By Doha Ghouth
JEDDAH – Many young Saudi women detest the societal norm to ban camera phones in women’s sections during weddings and graduation ceremonies.
They call it absurd that such conservative norms exist in the 21st century. Moreover, they say it is problematic for women to leave their mobile phones outside the wedding hall and many a time they end up losing their phones.
In a Saudi Gazette survey of 300 females in the age group of 20-45, 95 percent of women own smart phones, 4 percent own camera phones and only 1 percent have a secondary non-camera phone.
“Personally, I understand the reasons for concern, but I believe having surveillance is enough,” said Dr. Niven Farid, a psychologist. She says trust in people can be developed through installing means of surveillance. That would put an end to absurd norms. Many women dread social events like weddings or graduation ceremonies because they feel they are deprived of what is their property.
“It is simply not fair to take away what is yours because of the slight possibility that one out of a 1,000 people may take someone’s picture and create a scandal out of it,” said Ahlam, a King Abdulaziz University student.
Ahlam remembers that back “in 2004 it was okay to have phones taken away because there were very few camera phones in the market and people weren’t very familiar with the idea”.
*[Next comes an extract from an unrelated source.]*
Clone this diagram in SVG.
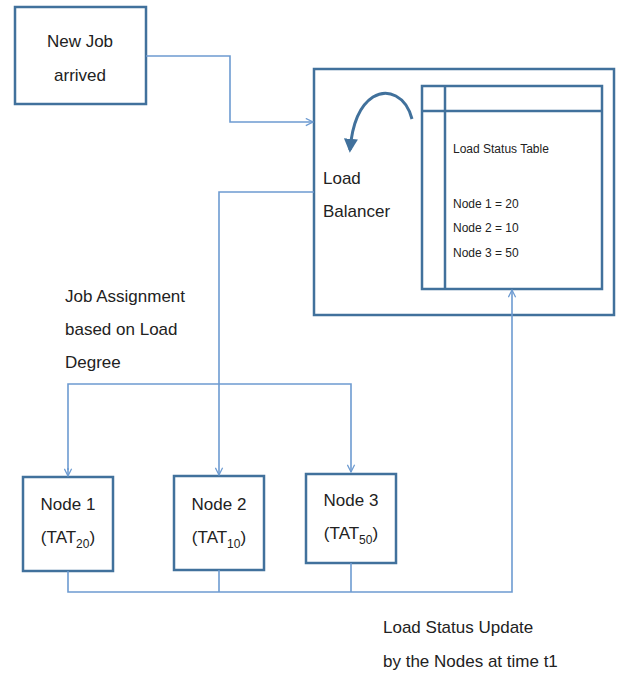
<svg xmlns="http://www.w3.org/2000/svg" width="622" height="675" viewBox="0 0 622 675">
  <style>
    .box { fill: #ffffff; stroke: #41719c; stroke-width: 2.5; }
    .line { fill: none; stroke: #6d9bd1; stroke-width: 1.6; }
    .lbl { font-family: "Liberation Sans", Arial, sans-serif; font-size: 17px; fill: #222222; }
    .small { font-family: "Liberation Sans", Arial, sans-serif; font-size: 12px; fill: #222222; }
    .mid { text-anchor: middle; }
  </style>
  <defs>
    <marker id="open" viewBox="0 0 10 10" refX="9" refY="5" markerWidth="9" markerHeight="9" markerUnits="userSpaceOnUse" orient="auto">
      <path d="M1,1 L9,5 L1,9" fill="none" stroke="#6d9bd1" stroke-width="1.4"/>
    </marker>
    <marker id="solid" viewBox="0 0 10 10" refX="8" refY="5" markerWidth="14" markerHeight="14" markerUnits="userSpaceOnUse" orient="auto">
      <path d="M0,0 L10,5 L0,10 Z" fill="#41719c"/>
    </marker>
  </defs>

  <g id="new-job">
    <rect class="box" x="15" y="7" width="131" height="97"/>
    <text class="lbl mid" x="80" y="47">New Job</text>
    <text class="lbl mid" x="80" y="81">arrived</text>
  </g>

  <g id="load-balancer">
    <rect class="box" x="314" y="69" width="300" height="246"/>
    <text class="lbl" x="323" y="184">Load</text>
    <text class="lbl" x="323" y="217">Balancer</text>
    <path d="M412,119 C406,96 388,88 373,97 C359,106 352,126 350,150" fill="none" stroke="#41719c" stroke-width="3" marker-end="url(#solid)"/>
  </g>

  <g id="load-status-table">
    <rect class="box" x="422" y="86" width="180" height="203"/>
    <line x1="422" y1="111" x2="602" y2="111" stroke="#41719c" stroke-width="2.5"/>
    <line x1="445" y1="86" x2="445" y2="289" stroke="#41719c" stroke-width="2.5"/>
    <text class="small" x="453" y="153">Load Status Table</text>
    <text class="small" x="453" y="208">Node 1 = 20</text>
    <text class="small" x="453" y="232">Node 2 = 10</text>
    <text class="small" x="453" y="257">Node 3 = 50</text>
  </g>

  <g id="node1">
    <rect class="box" x="23" y="477" width="90" height="94"/>
    <text class="lbl mid" x="68" y="510">Node 1</text>
    <text class="lbl mid" x="68" y="543">(TAT<tspan font-size="12" dy="5">20</tspan><tspan dy="-5">)</tspan></text>
  </g>

  <g id="node2">
    <rect class="box" x="174" y="476" width="90" height="94"/>
    <text class="lbl mid" x="219" y="510">Node 2</text>
    <text class="lbl mid" x="219" y="543">(TAT<tspan font-size="12" dy="5">10</tspan><tspan dy="-5">)</tspan></text>
  </g>

  <g id="node3">
    <rect class="box" x="306" y="474" width="90" height="89"/>
    <text class="lbl mid" x="351" y="506">Node 3</text>
    <text class="lbl mid" x="351" y="539">(TAT<tspan font-size="12" dy="5">50</tspan><tspan dy="-5">)</tspan></text>
  </g>

  <g id="labels">
    <text class="lbl" x="65" y="302">Job Assignment</text>
    <text class="lbl" x="65" y="335">based on Load</text>
    <text class="lbl" x="65" y="368">Degree</text>
    <text class="lbl" x="383" y="633">Load Status Update</text>
    <text class="lbl" x="383" y="667">by the Nodes at time t1</text>
  </g>

  <g id="connectors">
    <!-- new job into the balancer -->
    <path class="line" d="M146,56 H230 V122 H313" marker-end="url(#open)"/>
    <!-- balancer down to node 2 -->
    <path class="line" d="M314,192 H219 V475" marker-end="url(#open)"/>
    <!-- branch to nodes 1 and 3 -->
    <path class="line" d="M68,470 V384 H351 V472" marker-end="url(#open)"/>
    <line class="line" x1="68" y1="468" x2="68" y2="476" marker-end="url(#open)"/>
    <!-- status updates back to the table -->
    <path class="line" d="M68,571 V592 H512 V290" marker-end="url(#open)"/>
    <line class="line" x1="219" y1="570" x2="219" y2="592"/>
    <line class="line" x1="351" y1="563" x2="351" y2="592"/>
  </g>
</svg>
Now, in 2012, she finds the norm ridiculous.
“Smart phones might have their disadvantages but they are called smart because they make life so much more easier,” she said.
“Moreover, banning of smart phones in schools and universities is a regulation only for the student, which is not fair.”
According to psychologist Dr. Farid, such rules “make students even more rebellious because they feel they are not being trusted by their superiors and hence give their superiors even greater reasons to not trust them.”
About 30 percent of the respondents claim their phones were misplaced, if not lost or stolen, at social events.
“I personally don’t go to weddings or any other events that demand I leave my phone at the gate anymore, because I once did and they misplaced my phone. I had no means of contacting my husband and that made my ride home very difficult,” said Amanda Mosaily.
Impounding phones is not only bothersome but also leaves attendees very agitated, said Mariam Mohamed, a coordinator at a wedding hall in Jeddah.
“We used to impound phones at the gate. But attendees are either smuggling them in or getting agitated. So we now only supervise and confiscate when needed.”
“Sales of non-camera phones have rapidly gone down in the past five years,” said Mishaal Zaid, a cell phone merchant. “I’ve stopped importing phones without cameras. Nobody buys them anymore.”